According to Israeli security company, which discovered the security hole being discussed on a known criminal forum, the vulnerability was a variant of the standard SQL injection attack known as blind SQLi, and could have revealed customer account details and possibly payment data.
This is theoretically less serious than a straight SQL injection attack because the attacker needs to infer returned information using carefully-crafted SQL queries to the target database, as opposed to simply seeing the results directly.
However, according to Imperva's CTO, Amichai Shulman, this is no longer the hurdle it once might have been.
"Instinctively, one would say that this is not as significant. But there are automated tools that could use it [the returned data] to extract the entire database," he said.

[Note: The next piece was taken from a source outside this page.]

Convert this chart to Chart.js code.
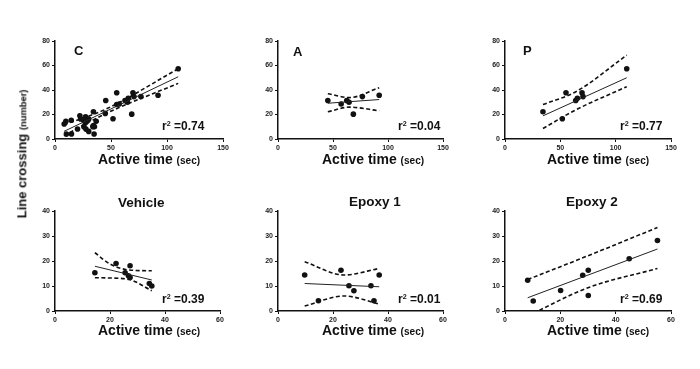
<!DOCTYPE html>
<html>
<head>
<meta charset="utf-8">
<script src="https://cdn.jsdelivr.net/npm/chart.js@4"></script>
<style>
    body { margin: 0; width: 700px; height: 369px; position: relative; overflow: hidden; background: #fff;
           font-family: 'Liberation Sans', Arial, sans-serif; }
    canvas { position: absolute; }
    .t { position: absolute; white-space: nowrap; font-weight: bold; color: #111; line-height: 1; }
    .sm { font-size: 0.72em; }
    .sup { font-size: 0.6em; position: relative; top: -0.55em; }
</style>
</head>
<body>
<script>
// values
const aX = [45.3, 57.4, 62.5, 64.6, 68.5, 76.7, 92];
const aY = [31.4, 28.6, 31.4, 30, 20.3, 34.6, 35.7];
const aFitX = [45.3, 92];
const aFitY = [29.2, 32.2];
const aBandX = [45.3, 65, 92];
const aUpper = [37, 33.8, 41.9];
const aLower = [22.2, 26, 23];

const pX = [34.3, 51.8, 55.1, 63.9, 65.4, 69.6, 70.5, 110];
const pY = [22.2, 16.5, 37.8, 31.4, 33.2, 37.8, 34.6, 57.3];
const pFitX = [34.3, 110];
const pFitY = [18.9, 50];
const pBandX = [34.3, 64, 110];
const pUpper = [28.1, 38.6, 68.4];
const pLower = [8.6, 23.8, 42.7];

const vehX = [14.5, 22.2, 25.5, 26.7, 27.3, 27.3, 34.3, 35.2];
const vehY = [15.3, 19, 15.3, 14.1, 18.1, 13.4, 11, 10];
const vehFitX = [14.5, 35.2];
const vehFitY = [17.9, 12.4];
const vehBandX = [14.5, 20, 27, 35.2];
const vehUpper = [23.3, 18.8, 16.4, 16.1];
const vehLower = [13.3, 13.2, 12.6, 8.1];

const ep1X = [9.7, 14.7, 22.9, 25.8, 27.6, 33.8, 34.9, 36.8];
const ep1Y = [14.4, 4.1, 16.3, 10.1, 8.1, 10.1, 4.1, 14.4];
const ep1FitX = [9.7, 36.8];
const ep1FitY = [11, 9.7];
const ep1BandX = [9.7, 24, 36.8];
const ep1Upper = [19.7, 14.4, 17];
const ep1Lower = [2, 6, 2.8];

const ep2X = [8.2, 10.2, 20.1, 28.1, 30.1, 30.1, 44.9, 55.1];
const ep2Y = [12.3, 4, 8.2, 14.3, 16.3, 6.2, 20.9, 28.2];
const ep2FitX = [8.2, 55.1];
const ep2FitY = [5.3, 24.8];
const ep2BandX = [8.2, 30, 55.1];
const ep2Upper = [12.6, 22.1, 33.4];
const ep2Lower = [-2, 9.3, 17];

// C pools every animal from the other five groups
const cX = [].concat(aX, pX, vehX, ep1X, ep2X);
const cY = [].concat(aY, pY, vehY, ep1Y, ep2Y);
const cFitX = [8, 110];
const cFitY = [6.2, 50.8];
const cBandX = [8, 45, 110];
const cUpper = [11.6, 24.2, 57.3];
const cLower = [2.7, 20.6, 45.4];

const topTicksX = [0, 50, 100, 150];
const topTicksY = [0, 20, 40, 60, 80];
const botTicksX = [0, 20, 40, 60];
const botTicksY = [0, 10, 20, 30, 40];

const ink = '#111';
Chart.defaults.font.family = "'Liberation Sans', Arial, sans-serif";

const panels = [
    { x: cX, y: cY, fx: cFitX, fy: cFitY, bx: cBandX, up: cUpper, lo: cLower, tx: topTicksX, ty: topTicksY, box: [55, 41, 223, 139] },
    { x: aX, y: aY, fx: aFitX, fy: aFitY, bx: aBandX, up: aUpper, lo: aLower, tx: topTicksX, ty: topTicksY, box: [278, 41, 443, 139] },
    { x: pX, y: pY, fx: pFitX, fy: pFitY, bx: pBandX, up: pUpper, lo: pLower, tx: topTicksX, ty: topTicksY, box: [505, 41, 671, 139] },
    { x: vehX, y: vehY, fx: vehFitX, fy: vehFitY, bx: vehBandX, up: vehUpper, lo: vehLower, tx: botTicksX, ty: botTicksY, box: [55, 211, 220, 311] },
    { x: ep1X, y: ep1Y, fx: ep1FitX, fy: ep1FitY, bx: ep1BandX, up: ep1Upper, lo: ep1Lower, tx: botTicksX, ty: botTicksY, box: [278, 211, 443, 311] },
    { x: ep2X, y: ep2Y, fx: ep2FitX, fy: ep2FitY, bx: ep2BandX, up: ep2Upper, lo: ep2Lower, tx: botTicksX, ty: botTicksY, box: [505, 211, 671, 311] },
];

function pairs(xs, ys) {
    return xs.map((v, i) => ({ x: v, y: ys[i] }));
}

function axis(ticks, fit) {
    return {
        type: 'linear',
        min: ticks[0],
        max: ticks[ticks.length - 1],
        ticks: { stepSize: ticks[1] - ticks[0], color: '#222', padding: 2, font: { size: 7, weight: 'bold' } },
        grid: { drawOnChartArea: false, tickLength: 3, color: ink, lineWidth: 1 },
        border: { color: ink, width: 1.5 },
        afterFit: fit,
    };
}

function makeChart(p) {
    const pad = { l: 35, t: 8, r: 12, b: 22 };
    const w = p.box[2] - p.box[0] + pad.l + pad.r;
    const h = p.box[3] - p.box[1] + pad.t + pad.b;
    const cv = document.createElement('canvas');
    cv.width = w;
    cv.height = h;
    cv.style.left = (p.box[0] - pad.l) + 'px';
    cv.style.top = (p.box[1] - pad.t) + 'px';
    document.body.appendChild(cv);

    const band = (ys) => ({
        type: 'line', data: pairs(p.bx, ys), borderColor: ink, borderWidth: 1.6,
        borderDash: [4, 2.5], pointRadius: 0, cubicInterpolationMode: 'monotone', fill: false,
    });

    new Chart(cv, {
        type: 'scatter',
        data: {
            datasets: [
                band(p.up),
                band(p.lo),
                { type: 'line', data: pairs(p.fx, p.fy), borderColor: '#222', borderWidth: 1, pointRadius: 0, fill: false },
                { data: pairs(p.x, p.y), pointRadius: 2.8, backgroundColor: ink, borderWidth: 0 },
            ],
        },
        options: {
            responsive: false,
            animation: false,
            events: [],
            layout: { padding: { left: 0, top: pad.t, right: pad.r, bottom: 0 } },
            plugins: { legend: { display: false }, tooltip: { enabled: false } },
            scales: {
                x: axis(p.tx, (s) => { s.height = pad.b; }),
                y: axis(p.ty, (s) => { s.width = pad.l; }),
            },
        },
    });
}

panels.forEach(makeChart);

// text, placed by baseline
function label(html, x, base, size, align) {
    const d = document.createElement('div');
    d.className = 't';
    d.style.fontSize = size + 'px';
    d.innerHTML = html;
    d.style.top = (base - 0.8465 * size) + 'px';
    document.body.appendChild(d);
    if (align === 'center') x -= d.offsetWidth / 2;
    d.style.left = x + 'px';
}

label('C', 74, 55, 13);
label('A', 293, 56, 13);
label('P', 523, 55, 13);

label('Vehicle', 141.5, 207, 13.5, 'center');
label('Epoxy 1', 375, 206, 13.5, 'center');
label('Epoxy 2', 592, 206, 13.5, 'center');

const rTexts = ['0.74', '0.04', '0.77', '0.39', '0.01', '0.69'];
const rPos = [[162, 130], [398, 130], [620, 130], [162, 302.7], [398, 302.7], [620, 302.7]];
rTexts.forEach((r, i) => label('r<span class="sup">2</span> =' + r, rPos[i][0], rPos[i][1], 12));

[[98, 164], [322, 164], [547, 164], [98, 335], [322, 335], [547, 335]].forEach((pos) =>
    label('Active time <span class="sm">(sec)</span>', pos[0], pos[1], 14));

const yl = document.createElement('div');
yl.className = 't';
yl.style.fontSize = '13px';
yl.innerHTML = 'Line crossing <span class="sm">(number)</span>';
yl.style.left = '22px';
yl.style.top = '153.5px';
yl.style.transform = 'translate(-50%, -50%) rotate(-90deg)';
document.body.appendChild(yl);
</script>
</body>
</html>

Reported to Yahoo last Thursday morning, the search giant had put in place a fix by the afternoon, which Shulman suggested hinted at the seriousness of the breach.
"They were very responsive. On a previous incident it took ages but this time they were very fast," said Shulman.
It is impossible to say whether data had been harvested from Yahoo, but Shulman suspected that the forum on which the exploit was being discussed was more likely a means of selling the technical elements of the hack on to others who might in turn sell it again.
"SQL injection is a major thorn in the side for the website hosting community. It can be tackled with careful research and high levels of security. Unfortunately, some site operators overlook this simple fact at high risk," said Shulman.
Jobs websites are a major target for criminals because they attract high traffic volumes. Attacks take two routes, either going after the data held in internal databases for its intrinsic value, or just using the sites themselves to host further attacks.